** start **

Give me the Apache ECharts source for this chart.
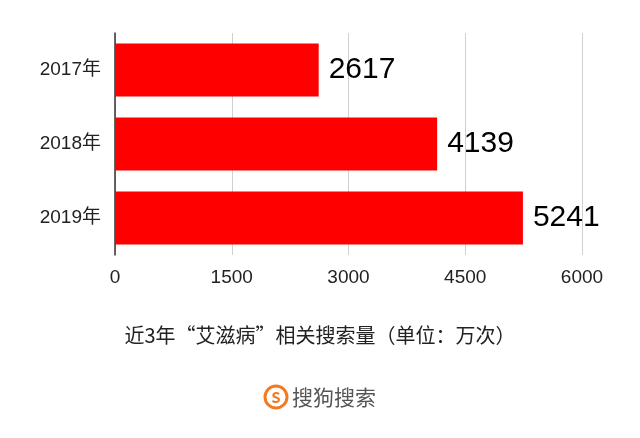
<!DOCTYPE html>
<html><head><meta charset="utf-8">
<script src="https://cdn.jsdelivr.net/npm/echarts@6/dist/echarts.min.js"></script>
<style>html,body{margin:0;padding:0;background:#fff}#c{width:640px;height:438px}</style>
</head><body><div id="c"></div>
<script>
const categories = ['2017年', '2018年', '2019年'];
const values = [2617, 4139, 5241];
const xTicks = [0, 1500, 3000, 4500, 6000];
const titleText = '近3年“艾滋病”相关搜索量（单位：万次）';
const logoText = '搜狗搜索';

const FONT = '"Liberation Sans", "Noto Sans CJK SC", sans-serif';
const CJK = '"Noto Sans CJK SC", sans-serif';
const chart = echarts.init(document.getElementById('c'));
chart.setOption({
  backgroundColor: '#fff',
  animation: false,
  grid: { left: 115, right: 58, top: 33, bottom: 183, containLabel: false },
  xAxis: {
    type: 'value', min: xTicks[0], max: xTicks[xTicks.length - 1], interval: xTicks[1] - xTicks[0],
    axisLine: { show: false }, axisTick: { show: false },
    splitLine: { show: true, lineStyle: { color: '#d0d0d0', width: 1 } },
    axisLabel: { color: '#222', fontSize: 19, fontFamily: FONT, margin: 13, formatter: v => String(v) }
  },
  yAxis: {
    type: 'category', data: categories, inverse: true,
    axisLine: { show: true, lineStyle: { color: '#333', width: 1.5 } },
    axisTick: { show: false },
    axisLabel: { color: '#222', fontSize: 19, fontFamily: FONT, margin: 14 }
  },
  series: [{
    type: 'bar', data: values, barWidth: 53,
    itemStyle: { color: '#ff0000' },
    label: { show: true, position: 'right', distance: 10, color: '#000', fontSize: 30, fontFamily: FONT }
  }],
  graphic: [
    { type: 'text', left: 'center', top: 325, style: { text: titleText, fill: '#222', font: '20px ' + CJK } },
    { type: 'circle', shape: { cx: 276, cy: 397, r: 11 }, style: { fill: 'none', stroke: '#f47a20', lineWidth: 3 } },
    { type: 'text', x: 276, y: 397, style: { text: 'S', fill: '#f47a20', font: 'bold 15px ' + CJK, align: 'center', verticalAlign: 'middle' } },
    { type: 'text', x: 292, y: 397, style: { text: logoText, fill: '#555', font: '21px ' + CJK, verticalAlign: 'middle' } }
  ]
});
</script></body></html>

** end **

Goal:
Leave out any pictures and return exactly the lines from the beginning of the data through the line with "const logoText = '搜狗搜索';", inclusive.

Answer in full:
Give me the Apache ECharts source for this chart.
<!DOCTYPE html>
<html><head><meta charset="utf-8">
<script src="https://cdn.jsdelivr.net/npm/echarts@6/dist/echarts.min.js"></script>
<style>html,body{margin:0;padding:0;background:#fff}#c{width:640px;height:438px}</style>
</head><body><div id="c"></div>
<script>
const categories = ['2017年', '2018年', '2019年'];
const values = [2617, 4139, 5241];
const xTicks = [0, 1500, 3000, 4500, 6000];
const titleText = '近3年“艾滋病”相关搜索量（单位：万次）';
const logoText = '搜狗搜索';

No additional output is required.